__Task directions__. Nothing but the lines from the top of the data to the line holding "import * as" should be printed, word for word and both ends included; leave the pictures out.

__Material provided__.
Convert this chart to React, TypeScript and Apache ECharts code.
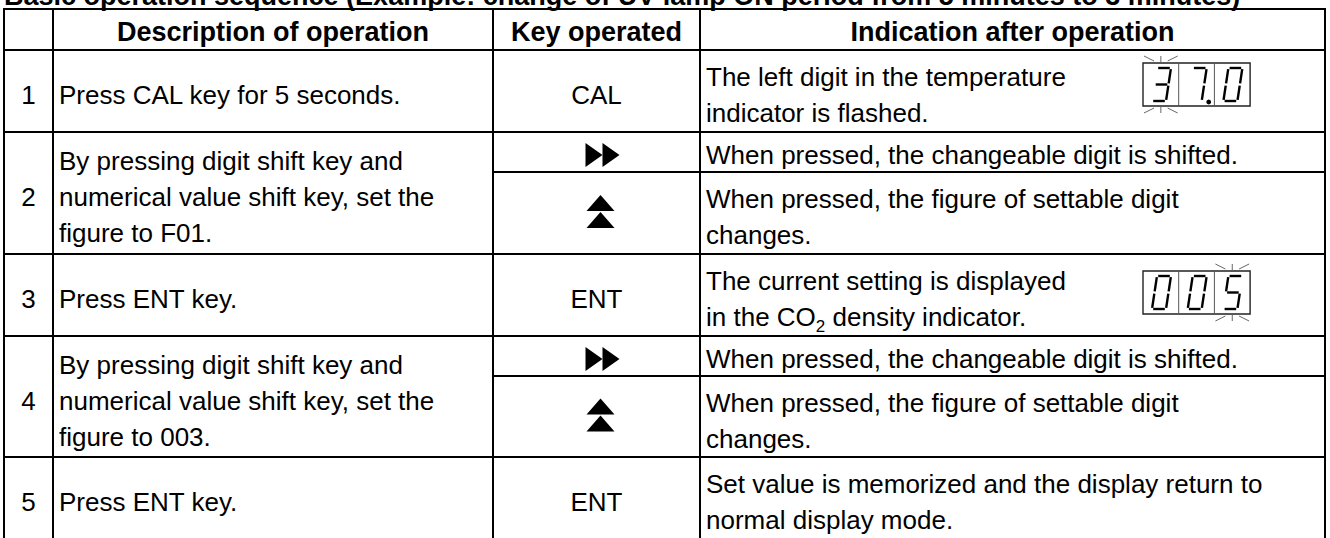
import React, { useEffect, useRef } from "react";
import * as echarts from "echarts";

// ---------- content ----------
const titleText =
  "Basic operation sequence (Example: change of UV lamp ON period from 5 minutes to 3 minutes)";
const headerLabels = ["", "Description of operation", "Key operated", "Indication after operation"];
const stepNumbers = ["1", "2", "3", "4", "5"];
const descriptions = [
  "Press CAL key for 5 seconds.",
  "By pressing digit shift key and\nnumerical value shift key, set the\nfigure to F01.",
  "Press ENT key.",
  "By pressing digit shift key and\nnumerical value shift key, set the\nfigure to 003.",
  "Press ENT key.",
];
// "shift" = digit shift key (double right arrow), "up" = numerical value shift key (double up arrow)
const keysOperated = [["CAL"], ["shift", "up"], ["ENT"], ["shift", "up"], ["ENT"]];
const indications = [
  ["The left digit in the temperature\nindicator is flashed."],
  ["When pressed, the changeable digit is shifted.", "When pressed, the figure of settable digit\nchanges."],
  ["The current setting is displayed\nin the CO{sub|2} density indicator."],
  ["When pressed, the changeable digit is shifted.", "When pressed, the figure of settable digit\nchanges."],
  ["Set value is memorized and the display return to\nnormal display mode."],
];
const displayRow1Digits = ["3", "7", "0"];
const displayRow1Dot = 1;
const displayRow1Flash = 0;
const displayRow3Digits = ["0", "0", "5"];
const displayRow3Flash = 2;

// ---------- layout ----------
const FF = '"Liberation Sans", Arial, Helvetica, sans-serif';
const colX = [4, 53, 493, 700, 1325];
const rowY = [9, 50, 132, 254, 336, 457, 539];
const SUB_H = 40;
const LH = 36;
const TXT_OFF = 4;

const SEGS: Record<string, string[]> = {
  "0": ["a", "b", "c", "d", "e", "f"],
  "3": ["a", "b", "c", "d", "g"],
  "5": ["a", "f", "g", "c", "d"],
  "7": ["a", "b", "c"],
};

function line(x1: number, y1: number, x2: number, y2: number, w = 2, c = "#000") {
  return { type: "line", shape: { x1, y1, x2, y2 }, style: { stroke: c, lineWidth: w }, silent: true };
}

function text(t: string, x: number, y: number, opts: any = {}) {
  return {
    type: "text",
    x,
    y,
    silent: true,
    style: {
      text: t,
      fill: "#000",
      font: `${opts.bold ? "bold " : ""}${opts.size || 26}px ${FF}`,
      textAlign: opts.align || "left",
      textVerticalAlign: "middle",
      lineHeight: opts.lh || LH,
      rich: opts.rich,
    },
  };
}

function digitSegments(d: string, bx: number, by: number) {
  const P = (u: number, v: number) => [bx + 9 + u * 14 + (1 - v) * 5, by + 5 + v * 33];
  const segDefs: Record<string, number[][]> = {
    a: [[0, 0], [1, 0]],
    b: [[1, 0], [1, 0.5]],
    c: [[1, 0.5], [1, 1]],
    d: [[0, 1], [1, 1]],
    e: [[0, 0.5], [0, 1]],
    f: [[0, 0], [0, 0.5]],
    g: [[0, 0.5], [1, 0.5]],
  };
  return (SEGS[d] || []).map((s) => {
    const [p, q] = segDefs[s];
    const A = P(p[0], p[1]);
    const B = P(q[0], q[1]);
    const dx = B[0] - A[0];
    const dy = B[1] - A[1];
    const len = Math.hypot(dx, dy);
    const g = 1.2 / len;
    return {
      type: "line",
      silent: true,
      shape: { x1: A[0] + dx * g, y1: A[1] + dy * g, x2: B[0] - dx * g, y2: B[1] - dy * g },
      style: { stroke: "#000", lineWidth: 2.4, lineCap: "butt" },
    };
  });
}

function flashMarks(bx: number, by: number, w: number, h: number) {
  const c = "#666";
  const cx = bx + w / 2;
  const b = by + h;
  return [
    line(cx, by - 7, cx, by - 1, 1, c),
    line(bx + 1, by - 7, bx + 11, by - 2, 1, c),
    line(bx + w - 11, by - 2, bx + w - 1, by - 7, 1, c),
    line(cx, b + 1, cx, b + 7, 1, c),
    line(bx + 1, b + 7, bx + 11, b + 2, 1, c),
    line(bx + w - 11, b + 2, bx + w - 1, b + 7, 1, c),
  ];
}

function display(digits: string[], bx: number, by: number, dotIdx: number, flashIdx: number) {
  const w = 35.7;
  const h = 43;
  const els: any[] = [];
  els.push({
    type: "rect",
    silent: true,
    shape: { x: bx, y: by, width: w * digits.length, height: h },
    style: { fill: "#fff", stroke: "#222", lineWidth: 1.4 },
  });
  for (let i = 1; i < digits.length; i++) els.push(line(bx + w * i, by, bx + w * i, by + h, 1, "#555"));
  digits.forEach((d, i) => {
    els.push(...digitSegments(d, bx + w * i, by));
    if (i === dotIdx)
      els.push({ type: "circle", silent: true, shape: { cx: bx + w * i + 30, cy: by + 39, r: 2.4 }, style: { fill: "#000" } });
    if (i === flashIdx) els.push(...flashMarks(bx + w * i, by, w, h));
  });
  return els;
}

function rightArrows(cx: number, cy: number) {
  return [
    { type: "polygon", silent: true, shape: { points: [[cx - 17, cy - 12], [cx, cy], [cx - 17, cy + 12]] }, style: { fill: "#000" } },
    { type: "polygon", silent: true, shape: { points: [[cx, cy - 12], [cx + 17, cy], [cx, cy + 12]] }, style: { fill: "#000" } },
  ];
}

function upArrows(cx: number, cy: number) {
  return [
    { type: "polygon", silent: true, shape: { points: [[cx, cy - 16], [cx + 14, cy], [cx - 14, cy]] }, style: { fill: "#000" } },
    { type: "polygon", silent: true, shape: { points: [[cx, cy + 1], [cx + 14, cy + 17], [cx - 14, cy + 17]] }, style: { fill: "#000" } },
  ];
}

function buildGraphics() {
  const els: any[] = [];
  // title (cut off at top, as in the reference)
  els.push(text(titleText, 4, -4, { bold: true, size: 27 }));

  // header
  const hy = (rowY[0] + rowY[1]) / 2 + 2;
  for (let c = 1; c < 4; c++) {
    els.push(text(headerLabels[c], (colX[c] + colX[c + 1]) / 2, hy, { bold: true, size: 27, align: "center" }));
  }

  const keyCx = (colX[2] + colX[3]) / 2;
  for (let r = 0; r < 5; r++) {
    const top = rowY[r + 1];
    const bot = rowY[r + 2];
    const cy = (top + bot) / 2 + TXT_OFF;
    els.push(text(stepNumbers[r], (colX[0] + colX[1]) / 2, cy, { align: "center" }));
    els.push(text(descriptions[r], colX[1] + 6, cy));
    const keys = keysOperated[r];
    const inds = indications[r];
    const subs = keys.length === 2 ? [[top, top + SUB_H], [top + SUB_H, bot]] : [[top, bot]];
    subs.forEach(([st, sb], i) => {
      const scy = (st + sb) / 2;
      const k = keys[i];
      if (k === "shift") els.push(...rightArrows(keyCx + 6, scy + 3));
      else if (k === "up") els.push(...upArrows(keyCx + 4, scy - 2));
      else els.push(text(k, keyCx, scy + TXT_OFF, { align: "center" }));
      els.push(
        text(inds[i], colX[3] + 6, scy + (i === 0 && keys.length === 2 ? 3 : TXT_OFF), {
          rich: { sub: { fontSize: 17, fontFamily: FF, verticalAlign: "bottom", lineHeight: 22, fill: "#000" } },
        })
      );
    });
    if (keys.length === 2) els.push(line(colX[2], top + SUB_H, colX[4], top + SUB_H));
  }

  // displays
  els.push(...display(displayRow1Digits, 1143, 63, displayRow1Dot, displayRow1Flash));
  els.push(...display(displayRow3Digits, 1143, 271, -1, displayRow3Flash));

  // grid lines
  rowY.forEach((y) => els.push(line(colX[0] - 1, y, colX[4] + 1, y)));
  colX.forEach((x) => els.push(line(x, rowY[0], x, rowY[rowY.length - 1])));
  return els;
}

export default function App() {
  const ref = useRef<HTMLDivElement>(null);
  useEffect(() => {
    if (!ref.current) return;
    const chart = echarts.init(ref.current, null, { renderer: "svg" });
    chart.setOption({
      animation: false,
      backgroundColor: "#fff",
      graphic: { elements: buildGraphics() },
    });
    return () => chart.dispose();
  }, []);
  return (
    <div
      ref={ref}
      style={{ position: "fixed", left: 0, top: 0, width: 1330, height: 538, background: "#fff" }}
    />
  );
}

__Task result__.
Convert this chart to React, TypeScript and Apache ECharts code.
import React, { useEffect, useRef } from "react";
import * as echarts from "echarts";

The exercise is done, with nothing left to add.